Thursday was a big day for vulnerability announcements, but not necessarily for big vulnerabilities. Cisco on Thursday announced two problems with its products, one of which had the potential to be serious. A potentially serious problem with Samba appeared on Bugtraq, and Veritas reported a problem with Backup Exec versions 8 and 9. None of the problems should cause trouble for companies with good security practices.
Perhaps the most serious vulnerability to be announced Thursday affects Cisco Unity versions 2, 3 and 4. Cisco’s converged communications product reportedly creates several user accounts with default passwords. If your network manager doesn’t change the default passwords after installing Unity, outside users could log in to your network with administrator-level functions.
The solution is to change the passwords on those accounts to something besides the default setting. According to Cisco’s announcement, normal practice when software is installed is to ask the administrator for a password for each account rather than just creating a default. Details on this vulnerability can be found on Cisco’s Web site.
Cisco announced that the same problem appears in Cisco Guard, the company’s denial-of-service mitigation appliance, prior to version 3.1. As is the case with Unity, this product comes with a default password that needs to be changed.

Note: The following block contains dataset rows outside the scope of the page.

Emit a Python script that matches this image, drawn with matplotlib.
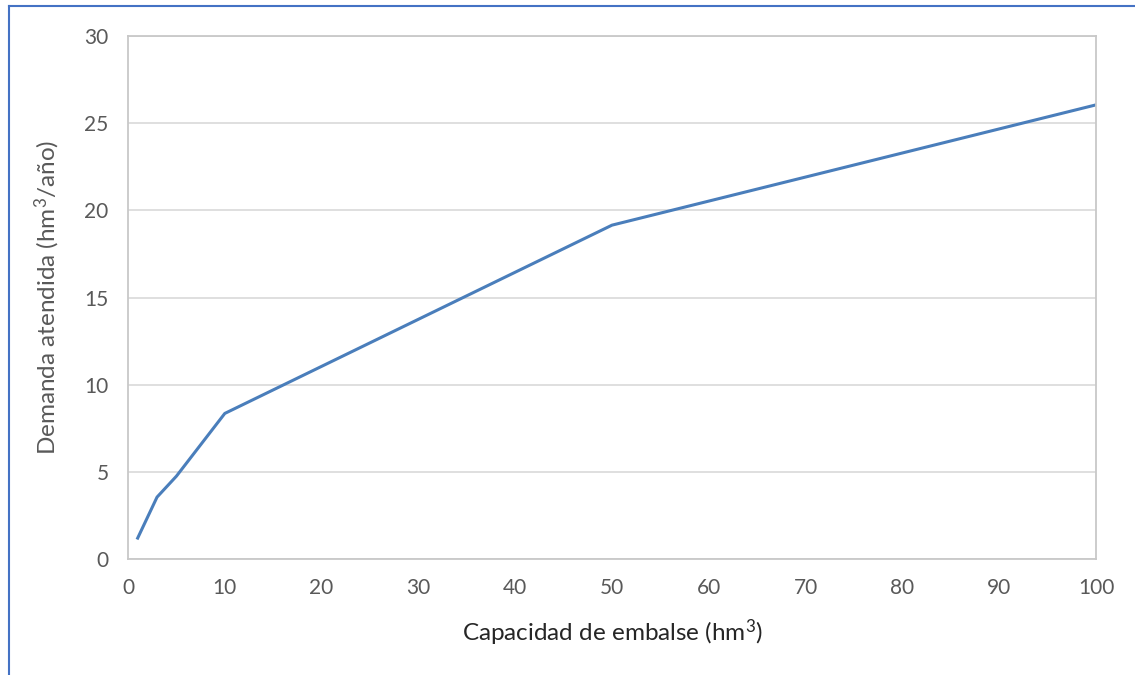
import numpy as np
from matplotlib import pyplot as plt
from matplotlib.lines import Line2D

# capacidad de embalse (hm3) vs demanda atendida (hm3/año)
capacidad = [1, 3, 5, 10, 50, 100]
demanda = [1.2, 3.55, 4.75, 8.35, 19.15, 26.05]

x_ticks = list(range(0, 101, 10))
y_ticks = list(range(0, 31, 5))

plt.rcParams['font.family'] = ['Lato', 'DejaVu Sans']
plt.rcParams['mathtext.fontset'] = 'custom'
plt.rcParams['mathtext.rm'] = 'Lato'
plt.rcParams['mathtext.default'] = 'rm'

fig = plt.figure(figsize=(11.35, 6.75), dpi=100)
ax = fig.add_axes([128 / 1135, 1 - 559 / 675, (1096 - 128) / 1135, (559 - 36) / 675])

ax.plot(capacidad, demanda, color='#4A7EBB', lw=2.2, solid_joinstyle='round')

ax.set_xlim(0, 100)
ax.set_ylim(0, 30)
ax.set_xticks(x_ticks)
ax.set_yticks(y_ticks)
ax.grid(axis='y', color='#D9D9D9', lw=1.2)
ax.set_axisbelow(True)
for s in ax.spines.values():
    s.set_color('#C8C8C8')
    s.set_linewidth(1.3)
ax.tick_params(length=0, labelsize=15, labelcolor='#595959', pad=14)

ax.set_xlabel('Capacidad de embalse (hm$^3$)', fontsize=17.5, color='#262626', labelpad=14)
ax.set_ylabel('Demanda atendida (hm$^3$/año)', fontsize=17.5, color='#595959', labelpad=16)

# chart area border (only left and top visible)
fig.add_artist(Line2D([8.5 / 1135, 8.5 / 1135], [0, 1 - 5.5 / 675], transform=fig.transFigure,
                      color='#4472C4', lw=1.5))
fig.add_artist(Line2D([8.5 / 1135, 1], [1 - 5.5 / 675, 1 - 5.5 / 675], transform=fig.transFigure,
                      color='#4472C4', lw=1.5))

fig.savefig('out.png', dpi=100)
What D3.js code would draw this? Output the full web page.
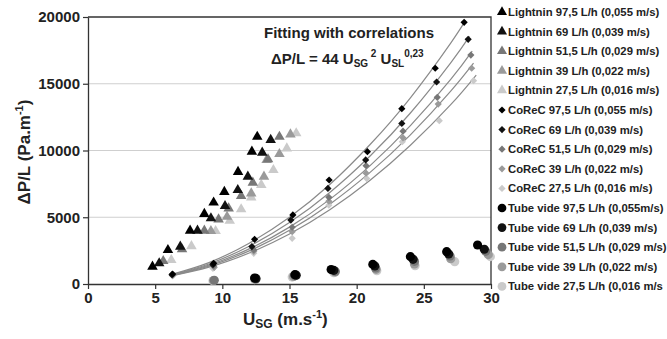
<!DOCTYPE html>
<html>
<head>
<meta charset="utf-8">
<script src="https://cdn.jsdelivr.net/npm/d3@7"></script>
<style>
  body { margin: 0; background: #fff; }
  svg { display: block; font-family: 'Liberation Sans', Arial, sans-serif; font-weight: bold; }
</style>
</head>
<body>
<svg id="chart" width="667" height="339"></svg>
<script>
// legend labels, in legend order
const lightninNames = [
  'Lightnin 97,5 L/h (0,055 m/s)', 'Lightnin 69 L/h (0,039 m/s)', 'Lightnin 51,5 L/h (0,029 m/s)',
  'Lightnin 39 L/h (0,022 m/s)', 'Lightnin 27,5 L/h (0,016 m/s)'
]
const corecNames = [
  'CoReC 97,5 L/h (0,055 m/s)', 'CoReC 69 L/h (0,039 m/s)', 'CoReC 51,5 L/h (0,029 m/s)',
  'CoReC 39 L/h (0,022 m/s)', 'CoReC 27,5 L/h (0,016 m/s)'
]
const tubeNames = [
  'Tube vide 97,5 L/h (0,055m/s)', 'Tube vide 69 L/h (0,039 m/s)', 'Tube vide 51,5 L/h (0,029 m/s)',
  'Tube vide 39 L/h (0,022 m/s)', 'Tube vide 27,5 L/h (0,016 m/s'
]

// [U_SG, dP/L]
const lightnin = [
  [[4.8, 1300], [5.95, 2550], [7.6, 4000], [8.66, 5250], [9.35, 6100], [10.15, 6900], [11.17, 8400], [12.2, 9910], [12.6, 11030]],
  [[5.3, 1550], [6.87, 2800], [8.15, 4000], [9.15, 4920], [10.2, 5840], [11.15, 7040], [11.9, 8040], [12.97, 9840], [13.6, 10790]],
  [[5.6, 1720], [7.0, 2600], [8.66, 4000], [9.72, 4840], [10.47, 5660], [11.4, 6590], [12.27, 7590], [13.4, 9340], [14.25, 11030]],
  [[9.15, 3970], [10.35, 5040], [12.15, 6790], [13.1, 8040], [13.3, 9300], [14.25, 9740], [15.07, 11210]],
  [[6.2, 1800], [7.7, 2840], [9.5, 3970], [10.55, 4740], [11.4, 5600], [12.15, 6490], [12.9, 7420], [13.8, 8540], [14.8, 10160], [15.5, 11290]]
]
const corec = [
  [[6.3, 750], [9.35, 1550], [12.4, 3350], [15.25, 5170], [17.95, 7790], [20.8, 9910], [23.36, 13130], [25.85, 16160], [28.0, 19600]],
  [[6.25, 700], [9.3, 1450], [12.2, 2800], [15.1, 4790], [17.86, 7160], [20.67, 9290], [23.36, 12030], [25.95, 15130], [28.3, 18330]],
  [[6.3, 680], [9.35, 1350], [12.34, 2550], [15.2, 4250], [17.93, 6490], [20.7, 8860], [23.45, 11450], [26.0, 13980], [28.5, 17150]],
  [[6.3, 650], [9.4, 1250], [12.34, 2450], [15.2, 3920], [17.93, 6200], [20.7, 8300], [23.45, 10950], [26.07, 13480], [28.56, 16160]],
  [[6.3, 600], [9.3, 1170], [12.34, 2300], [15.2, 3420], [17.93, 5900], [20.75, 7900], [23.4, 10660], [26.15, 12230], [28.7, 15230]]
]
const tube = [
  [[12.4, 450], [15.4, 700], [18.1, 1080], [21.2, 1470], [24.0, 2050], [26.7, 2420], [29.0, 2920]],
  [[12.5, 420], [15.5, 660], [18.3, 1020], [21.35, 1350], [24.2, 1850], [26.85, 2250], [29.5, 2600]],
  [[9.4, 280], [12.5, 380], [15.4, 620], [18.4, 950], [21.4, 1200], [24.3, 1700], [26.95, 2100], [29.6, 2450]],
  [[9.35, 260], [12.45, 350], [15.3, 560], [18.4, 900], [21.45, 1100], [24.3, 1500], [27.0, 1900], [29.8, 2200]],
  [[9.3, 240], [12.4, 330], [15.2, 520], [18.3, 850], [21.5, 1000], [24.35, 1370], [27.3, 1670], [29.95, 2050]]
]
// fitted correlation curves
const fitU = [6.3, 9, 12, 15, 18, 21, 24, 27]
const fitEndU = [28.1, 28.4, 28.6, 28.7, 28.9]
const fits = [
  [740, 1600, 3060, 5000, 7450, 10450, 13950, 18050, 19750],
  [700, 1500, 2830, 4610, 6860, 9590, 12810, 16570, 18550],
  [670, 1410, 2630, 4260, 6340, 8870, 11860, 15330, 17450],
  [650, 1340, 2480, 4020, 5980, 8360, 11170, 14450, 16550],
  [630, 1260, 2320, 3740, 5560, 7770, 10390, 13430, 15650]
]
const xTicks = [0, 5, 10, 15, 20, 25, 30]
const yTicks = [0, 5000, 10000, 15000, 20000]

const greys = ['#000', '#111', '#777', '#9a9a9a', '#cacaca']

const svg = d3.select('#chart')
const m = { left: 88, right: 491, top: 17, bottom: 284 }

const x = d3.scaleLinear().domain([0, 30]).range([m.left, m.right])
const y = d3.scaleLinear().domain([0, 20000]).range([m.bottom, m.top])

// grid
svg.append('g')
  .selectAll('line')
  .data(yTicks.filter(d => d > 0 && d < 20000))
  .join('line')
  .attr('x1', m.left).attr('x2', m.right)
  .attr('y1', d => y(d)).attr('y2', d => y(d))
  .style('stroke', '#cfcfcf').style('stroke-width', 1.2)

// frame top/right
svg.append('path')
  .attr('d', `M${m.left},${m.top}H${m.right}V${m.bottom}`)
  .style('fill', 'none').style('stroke', '#333').style('stroke-width', 1.3)

const xAxis = svg.append('g')
  .attr('transform', `translate(0,${m.bottom})`)
  .call(d3.axisBottom(x).tickValues(xTicks).tickSize(5).tickSizeOuter(0).tickPadding(3))
const yAxis = svg.append('g')
  .attr('transform', `translate(${m.left},0)`)
  .call(d3.axisLeft(y).tickValues(yTicks).tickSize(5).tickSizeOuter(0).tickPadding(3).tickFormat(d3.format('d')))

;[xAxis, yAxis].forEach(a => {
  a.select('.domain').style('stroke', '#333').style('stroke-width', 1.3)
  a.selectAll('.tick line').style('stroke', '#333').style('stroke-width', 1.2)
  a.selectAll('.tick text')
    .style('font-family', "'Liberation Sans', Arial, sans-serif")
    .style('font-weight', 'bold').style('font-size', '15px').style('fill', '#222')
})

// fitted curves
const line = d3.line().x(d => x(d[0])).y(d => y(d[1])).curve(d3.curveNatural)
fits.forEach((vals, i) => {
  const pts = vals.map((v, j) => [j < fitU.length ? fitU[j] : fitEndU[i], v])
  svg.append('path')
    .attr('d', line(pts))
    .style('fill', 'none').style('stroke', '#8a8a8a').style('stroke-width', 1.2)
})

const symType = { tri: d3.symbolTriangle, dia: d3.symbolSquare, cir: d3.symbolCircle }
const symSize = { tri: 48, dia: 26, cir: 66 }
const symRot = { tri: 0, dia: 45, cir: 0 }

// markers, later series underneath
;[[tube, 'cir'], [corec, 'dia'], [lightnin, 'tri']].forEach(([groups, shape]) => {
  for (let i = groups.length - 1; i >= 0; i--) {
    svg.append('g')
      .selectAll('path')
      .data(groups[i])
      .join('path')
      .attr('transform', d => `translate(${x(d[0])},${y(d[1])}) rotate(${symRot[shape]})`)
      .attr('d', d3.symbol().type(symType[shape]).size(symSize[shape])())
      .style('fill', greys[i])
  }
})

// annotation
const ann = svg.append('g').style('font-size', '15px').style('fill', '#222')
ann.append('text').attr('x', 264).attr('y', 38).text('Fitting with correlations')
const eq = ann.append('text').attr('x', 271).attr('y', 64)
eq.append('tspan').text('ΔP/L = 44 U')
eq.append('tspan').attr('dy', 3).style('font-size', '10px').text('SG')
eq.append('tspan').attr('dy', -10).style('font-size', '10px').text(' 2')
eq.append('tspan').attr('dy', 7).text(' U')
eq.append('tspan').attr('dy', 3).style('font-size', '10px').text('SL')
eq.append('tspan').attr('dy', -10).style('font-size', '10px').text('0,23')

// axis titles
const xt = svg.append('text').attr('x', 243).attr('y', 325).style('font-size', '17px').style('fill', '#222')
xt.append('tspan').text('U')
xt.append('tspan').attr('dy', 3).style('font-size', '12px').text('SG')
xt.append('tspan').attr('dy', -3).text(' (m.s')
xt.append('tspan').attr('dy', -7).style('font-size', '11px').text('-1')
xt.append('tspan').attr('dy', 7).text(')')

const yt = svg.append('text')
  .attr('transform', 'translate(30,152) rotate(-90)')
  .attr('text-anchor', 'middle')
  .style('font-size', '17px').style('fill', '#222')
yt.append('tspan').text('ΔP/L (Pa.m')
yt.append('tspan').attr('dy', -7).style('font-size', '11px').text('-1')
yt.append('tspan').attr('dy', 7).text(')')

// legend
const legendItems = [
  ...lightninNames.map((n, i) => ({ name: n, shape: 'tri', color: greys[i] })),
  ...corecNames.map((n, i) => ({ name: n, shape: 'dia', color: greys[i] })),
  ...tubeNames.map((n, i) => ({ name: n, shape: 'cir', color: greys[i] }))
]
const legend = svg.append('g').attr('class', 'legend')
  .selectAll('g')
  .data(legendItems)
  .join('g')
  .attr('transform', (d, i) => `translate(502,${12 + i * 19.6})`)
legend.append('path')
  .attr('transform', d => `rotate(${symRot[d.shape]})`)
  .attr('d', d => d3.symbol().type(symType[d.shape]).size(d.shape === 'cir' ? 60 : d.shape === 'tri' ? 44 : 26)())
  .style('fill', d => d.color)
legend.append('text')
  .attr('x', 6).attr('y', 4)
  .style('font-size', '11.3px').style('fill', '#222')
  .text(d => d.name)
</script>
</body>
</html>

In this case, it’s the root password for the device itself.
As is the case with the Unity vulnerability, the immediate solution is to change the password. Details are available here.
The vulnerability in Backup Exec versions 8 and 9 reported by Veritas allows an intruder to gain access to domain administrative accounts by creating a stack-based buffer overflow. This in turn allows the intruder to execute arbitrary code under one of the service processes. Veritas already has a hot fix available for download here. The company says versions 8.5 and 9.1 are affected and can be updated.
Earlier versions also may share this vulnerability, but updates for those are not available because Veritas no longer supports them. The company also said the vulnerability can be worked around by simply installing a firewall to protect trusted workstations.
Samba, the Windows file-sharing utility for Linux, is reported to have an integer overflow problem that can allow an intruder to gain root access to the machine it’s installed on. However, for that to happen, the intruder would still have to have the proper credentials.
Click here to read about Samba 3.0.
This vulnerability affects versions of Samba through 3.0.9. Unsuccessful efforts to exploit this vulnerability will leave error messages in the system logs. A patch that will fix the affected code can be found here.